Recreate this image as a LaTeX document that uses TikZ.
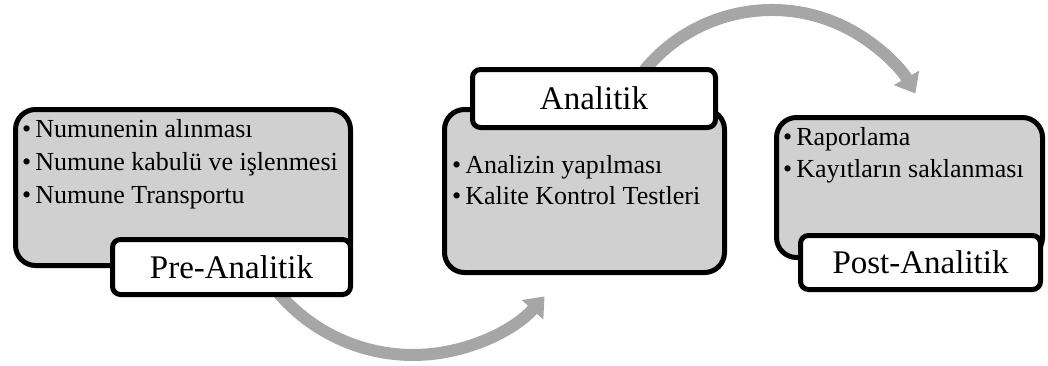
\documentclass[tikz,border=0pt]{standalone}
\usepackage{fontspec}
\setmainfont{Liberation Serif}
\usetikzlibrary{arrows.meta}
\definecolor{boxgray}{HTML}{D0D0D0}
\definecolor{arrgray}{HTML}{A6A6A6}
\tikzset{
  graybox/.style={draw=black, line width=5pt, fill=boxgray, rounded corners=20pt, minimum width=#1},
  labelbox/.style={draw=black, line width=5pt, fill=white, rounded corners=8pt, inner sep=0pt,
    font=\fontsize{33}{36}\selectfont},
  itemtxt/.style={anchor=base west, inner sep=0pt, font=\fontsize{26}{30}\selectfont},
  flowarrow/.style={draw=arrgray, line width=12pt, -{Triangle[length=18pt,width=28pt]}}
}
\newcommand{\itm}[1]{\textbullet\kern4pt #1}
\begin{document}
\begin{tikzpicture}[x=1pt,y=1pt]
\useasboundingbox (0,0) rectangle (1048,365);
% arrows (behind)
\coordinate (a1s) at (268,85.5);
\coordinate (a2s) at (629,272.5);
\draw[flowarrow] (a1s) arc[start angle=215, end angle=318, radius=177];
\draw[flowarrow] (a2s) arc[start angle=150, end angle=29.6, radius=165];
% box 1
\node[graybox=335pt, minimum height=156pt] (b1) at (183,177.5) {};
\node[itemtxt] (t11) at (22,228) {\itm{Numunenin alınması}};
\node[itemtxt] (t12) at (22,195) {\itm{Numune kabulü ve işlenmesi}};
\node[itemtxt] (t13) at (22,162) {\itm{Numune Transportu}};
\node[labelbox, minimum width=238pt, minimum height=55pt] (l1) at (231.5,98) {Pre-Analitik};
% box 2
\node[graybox=280pt, minimum height=163pt] (b2) at (584.5,174) {};
\node[itemtxt] (t21) at (452,192) {\itm{Analizin yapılması}};
\node[itemtxt] (t22) at (452,161) {\itm{Kalite Kontrol Testleri}};
\node[labelbox, minimum width=243pt, minimum height=58pt] (l2) at (594,266.5) {Analitik};
% box 3
\node[graybox=266pt, minimum height=140pt] (b3) at (909.5,177.5) {};
\node[itemtxt] (t31) at (783,220) {\itm{Raporlama}};
\node[itemtxt] (t32) at (783,188) {\itm{Kayıtların saklanması}};
\node[labelbox, minimum width=240pt, minimum height=54pt] (l3) at (920.5,102.5) {Post-Analitik};
\end{tikzpicture}
\end{document}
--
Task goal:
Transcribe the material exactly, and leave out whatever pictures it holds.

Written solution:
Recreate this image as a LaTeX document that uses TikZ.
\documentclass[tikz,border=0pt]{standalone}
\usepackage{fontspec}
\setmainfont{Liberation Serif}
\usetikzlibrary{arrows.meta}
\definecolor{boxgray}{HTML}{D0D0D0}
\definecolor{arrgray}{HTML}{A6A6A6}
\tikzset{
  graybox/.style={draw=black, line width=5pt, fill=boxgray, rounded corners=20pt, minimum width=#1},
  labelbox/.style={draw=black, line width=5pt, fill=white, rounded corners=8pt, inner sep=0pt,
    font=\fontsize{33}{36}\selectfont},
  itemtxt/.style={anchor=base west, inner sep=0pt, font=\fontsize{26}{30}\selectfont},
  flowarrow/.style={draw=arrgray, line width=12pt, -{Triangle[length=18pt,width=28pt]}}
}
\newcommand{\itm}[1]{\textbullet\kern4pt #1}
\begin{document}
\begin{tikzpicture}[x=1pt,y=1pt]
\useasboundingbox (0,0) rectangle (1048,365);
% arrows (behind)
\coordinate (a1s) at (268,85.5);
\coordinate (a2s) at (629,272.5);
\draw[flowarrow] (a1s) arc[start angle=215, end angle=318, radius=177];
\draw[flowarrow] (a2s) arc[start angle=150, end angle=29.6, radius=165];
% box 1
\node[graybox=335pt, minimum height=156pt] (b1) at (183,177.5) {};
\node[itemtxt] (t11) at (22,228) {\itm{Numunenin alınması}};
\node[itemtxt] (t12) at (22,195) {\itm{Numune kabulü ve işlenmesi}};
\node[itemtxt] (t13) at (22,162) {\itm{Numune Transportu}};
\node[labelbox, minimum width=238pt, minimum height=55pt] (l1) at (231.5,98) {Pre-Analitik};
% box 2
\node[graybox=280pt, minimum height=163pt] (b2) at (584.5,174) {};
\node[itemtxt] (t21) at (452,192) {\itm{Analizin yapılması}};
\node[itemtxt] (t22) at (452,161) {\itm{Kalite Kontrol Testleri}};
\node[labelbox, minimum width=243pt, minimum height=58pt] (l2) at (594,266.5) {Analitik};
% box 3
\node[graybox=266pt, minimum height=140pt] (b3) at (909.5,177.5) {};
\node[itemtxt] (t31) at (783,220) {\itm{Raporlama}};
\node[itemtxt] (t32) at (783,188) {\itm{Kayıtların saklanması}};
\node[labelbox, minimum width=240pt, minimum height=54pt] (l3) at (920.5,102.5) {Post-Analitik};
\end{tikzpicture}
\end{document}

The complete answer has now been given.